Hui, who is also the director of the headquarters, said: "We have entered a critical period in the fight against floods."
The Ministry of Civil Affairs' website yesterday said 94 people have been killed in floods, landslides and house collapses triggered by torrential rain in Jiangsu, Anhui, Henan, Hubei, Sichuan, Chongqing and Shaanxi. Twenty-five people are missing.
The disaster has affected 16.7 million residents. About 555,000 people have been evacuated and 289,000 houses damaged or destroyed.
The worst hit area is the southwest province of Sichuan where 26 people were killed and 17 are missing after rainstorms began on July 2, a ministry statement said.
"Damage to crops, roads and telecommunication facilities has been serious," it said.
The death toll in Hubei Province has climbed to 30 since June 27, the ministry said.
Shots of badly flooded roads in several cities of Sichuan have been flashed across TV screens. The latest rainfall in the upper reaches of the Yangtze River in Sichuan has forced the authorities to open the floodgates of the Three Gorges Dam, Xinhua News Agency said.

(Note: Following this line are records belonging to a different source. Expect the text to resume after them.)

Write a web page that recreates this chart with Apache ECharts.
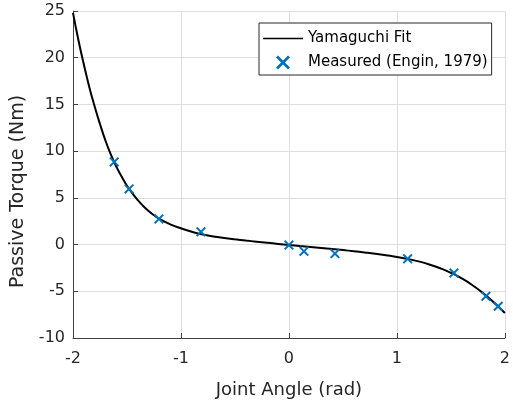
<!DOCTYPE html>
<html>
<head>
<meta charset="utf-8">
<script src="https://cdn.jsdelivr.net/npm/echarts@6/dist/echarts.min.js"></script>
<style>html,body{margin:0;padding:0;background:#fff;}#c{width:513px;height:404px;}</style>
</head>
<body>
<div id="c"></div>
<script>
// Yamaguchi fit curve
const fitAngle = [-2.0,-1.95,-1.9,-1.85,-1.8,-1.75,-1.7,-1.65,-1.6,-1.55,-1.5,-1.45,-1.4,-1.35,-1.3,-1.25,-1.2,-1.1,-1.0,-0.9,-0.8,-0.7,-0.6,-0.5,-0.4,-0.3,-0.2,-0.1,0.0,0.1,0.2,0.3,0.4,0.5,0.6,0.7,0.8,0.9,1.0,1.1,1.2,1.3,1.4,1.5,1.6,1.7,1.8,1.9,2.0];
const fitTorque = [24.8,21.9,19.3,16.9,14.8,12.9,11.15,9.65,8.37,7.28,6.3,5.47,4.75,4.13,3.6,3.14,2.74,2.17,1.74,1.37,1.07,0.86,0.7,0.56,0.43,0.31,0.19,0.07,-0.05,-0.16,-0.26,-0.37,-0.48,-0.59,-0.71,-0.84,-0.98,-1.14,-1.32,-1.53,-1.8,-2.13,-2.53,-3.02,-3.62,-4.35,-5.22,-6.22,-7.32];
// Measured (Engin, 1979)
const measAngle = [-1.618,-1.481,-1.204,-0.815,0.0,0.139,0.426,1.099,1.528,1.824,1.938];
const measTorque = [8.85,5.96,2.75,1.36,-0.05,-0.72,-0.96,-1.53,-3.03,-5.54,-6.6];
const seriesNames = ['Yamaguchi Fit','Measured (Engin, 1979)'];
const xTitle = 'Joint Angle (rad)';
const yTitle = 'Passive Torque (Nm)';

const FONT = 'DejaVu Sans';
const TXT = '#262626';
const xMark = 'path://M0,1.4L1.4,0L5,3.6L8.6,0L10,1.4L6.4,5L10,8.6L8.6,10L5,6.4L1.4,10L0,8.6L3.6,5Z';
const lineIcon = 'path://M0,0M40,14M0,6.2H40V7.8H0Z';

const chart = echarts.init(document.getElementById('c'), null, {renderer:'canvas'});
chart.setOption({
  animation:false,
  backgroundColor:'#fff',
  grid:{left:73,right:8,top:11,bottom:66,containLabel:false},
  xAxis:{
    type:'value',min:-2,max:2,interval:1,
    name:xTitle,nameLocation:'middle',nameGap:43,
    nameTextStyle:{fontFamily:FONT,fontSize:18,color:TXT},
    axisLine:{show:true,onZero:false,lineStyle:{color:'#404040',width:1}},
    axisTick:{show:true,inside:true,length:5,lineStyle:{color:'#404040'}},
    axisLabel:{fontFamily:FONT,fontSize:16,color:TXT,margin:13},
    splitLine:{show:true,lineStyle:{color:'#dedede',width:1}}
  },
  yAxis:{
    type:'value',min:-10,max:25,interval:5,
    name:yTitle,nameLocation:'middle',nameGap:40,
    nameTextStyle:{fontFamily:FONT,fontSize:19,color:TXT,padding:[0,34,0,0]},
    axisLine:{show:true,onZero:false,lineStyle:{color:'#404040',width:1}},
    axisTick:{show:true,inside:true,length:5,lineStyle:{color:'#404040'}},
    axisLabel:{fontFamily:FONT,fontSize:16,color:TXT,margin:8},
    splitLine:{show:true,lineStyle:{color:'#dedede',width:1}}
  },
  legend:{
    left:259,top:23,orient:'vertical',
    backgroundColor:'#fff',borderColor:'#262626',borderWidth:1,
    padding:[8,4,5,4],itemGap:9,itemWidth:40,itemHeight:14,
    textStyle:{fontFamily:FONT,fontSize:15,color:'#000'},
    data:[{name:seriesNames[0],icon:lineIcon,itemStyle:{color:'#000'}},{name:seriesNames[1],icon:xMark,itemStyle:{color:'#0072BD'}}]
  },
  series:[
    {name:seriesNames[0],type:'line',data:fitAngle.map((a,i)=>[a,fitTorque[i]]),
     showSymbol:false,symbol:'none',smooth:0.5,lineStyle:{color:'#000',width:2},itemStyle:{color:'#000'},z:2},
    {name:seriesNames[1],type:'scatter',data:measAngle.map((a,i)=>[a,measTorque[i]]),
     symbol:xMark,symbolSize:10,itemStyle:{color:'#0072BD',opacity:1},z:3}
  ]
});
</script>
</body>
</html>
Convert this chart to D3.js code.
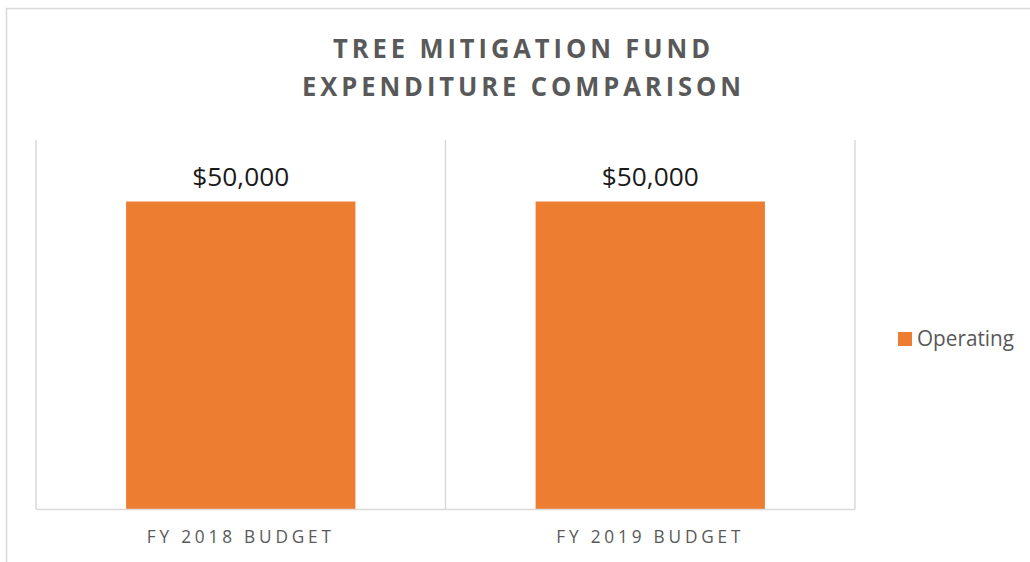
<!DOCTYPE html>
<html><head><meta charset="utf-8">
<script src="https://cdn.jsdelivr.net/npm/d3@7"></script>
<style>body{margin:0;background:#fff}svg{display:block}</style>
</head><body>
<svg id="c" width="1030" height="562"></svg>
<script>
const categories = ["FY 2018 BUDGET", "FY 2019 BUDGET"];
const seriesName = "Operating";
const operating = [50000, 50000];
const titleLines = ["TREE MITIGATION FUND", "EXPENDITURE COMPARISON"];
const yMax = 60000;

const svg = d3.select("#c");
const font = "'Open Sans', sans-serif";
const grey = "#595959";
const orange = "#ED7D31";

// outer chart frame
svg.append("rect").attr("x", 6.5).attr("y", 8.5).attr("width", 1040).attr("height", 600)
  .attr("fill", "#fff").attr("stroke", "#d9d9d9").attr("stroke-width", 1.5);

const plot = {left: 36, right: 855, top: 140, bottom: 509};
const x = d3.scaleBand().domain(categories).range([plot.left, plot.right]).paddingInner(0).paddingOuter(0);
const y = d3.scaleLinear().domain([0, yMax]).range([plot.bottom, plot.top]);

// vertical category gridlines
const edges = [plot.left].concat(categories.map(c => x(c) + x.bandwidth()));
svg.append("g").selectAll("line").data(edges).join("line")
  .attr("x1", d => d).attr("x2", d => d)
  .attr("y1", plot.top).attr("y2", plot.bottom)
  .attr("stroke", "#d9d9d9").attr("stroke-width", 1.5);

// bars
const bw = x.bandwidth() * 0.56;
svg.append("g").selectAll("rect").data(operating).join("rect")
  .attr("x", (d, i) => x(categories[i]) + (x.bandwidth() - bw) / 2)
  .attr("width", bw)
  .attr("y", d => y(d))
  .attr("height", d => y(0) - y(d))
  .attr("fill", orange);

// x axis baseline
svg.append("line").attr("x1", plot.left).attr("x2", plot.right)
  .attr("y1", plot.bottom + 0.5).attr("y2", plot.bottom + 0.5)
  .attr("stroke", "#d9d9d9").attr("stroke-width", 1.5);

// data labels
const fmt = d3.format("$,");
svg.append("g").selectAll("text").data(operating).join("text")
  .attr("x", (d, i) => x(categories[i]) + x.bandwidth() / 2)
  .attr("y", d => y(d) - 16)
  .attr("text-anchor", "middle")
  .attr("font-family", font).attr("font-size", 26)
  .attr("fill", "#1a1a1a")
  .attr("textLength", 97).attr("lengthAdjust", "spacingAndGlyphs")
  .text(d => fmt(d));

// category labels
svg.append("g").selectAll("text").data(categories).join("text")
  .attr("x", d => x(d) + x.bandwidth() / 2)
  .attr("y", 542.5)
  .attr("text-anchor", "middle")
  .attr("font-family", font).attr("font-size", 18)
  .attr("letter-spacing", 4)
  .attr("fill", grey)
  .attr("textLength", 188).attr("lengthAdjust", "spacingAndGlyphs")
  .text(d => d);

// title
const tw = [381, 443];
svg.append("g").selectAll("text").data(titleLines).join("text")
  .attr("x", 523.5)
  .attr("y", (d, i) => 58.3 + i * 37.7)
  .attr("text-anchor", "middle")
  .attr("font-family", font).attr("font-size", 26).attr("font-weight", "bold")
  .attr("letter-spacing", 4)
  .attr("fill", grey)
  .attr("textLength", (d, i) => tw[i]).attr("lengthAdjust", "spacingAndGlyphs")
  .text(d => d);

// legend
const lg = svg.append("g").attr("transform", "translate(898,332)");
lg.append("rect").attr("width", 14).attr("height", 14).attr("fill", orange);
lg.append("text").attr("x", 19).attr("y", 13.7)
  .attr("font-family", font).attr("font-size", 22).attr("fill", grey)
  .attr("textLength", 97).attr("lengthAdjust", "spacingAndGlyphs")
  .text(seriesName);
</script>
</body></html>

Rainstorms battered Sichuan and Hubei in June, too, killing dozens of people.
Heavy downpours also lashed the northwestern province of Shaanxi this week, killing five persons, the ministry said. Three persons are still missing.
The northern part of the country, on the other hand, is under the grip of a drought-like situation, affecting the supply of drinking water to at least 7.4 million people, Xinhua said.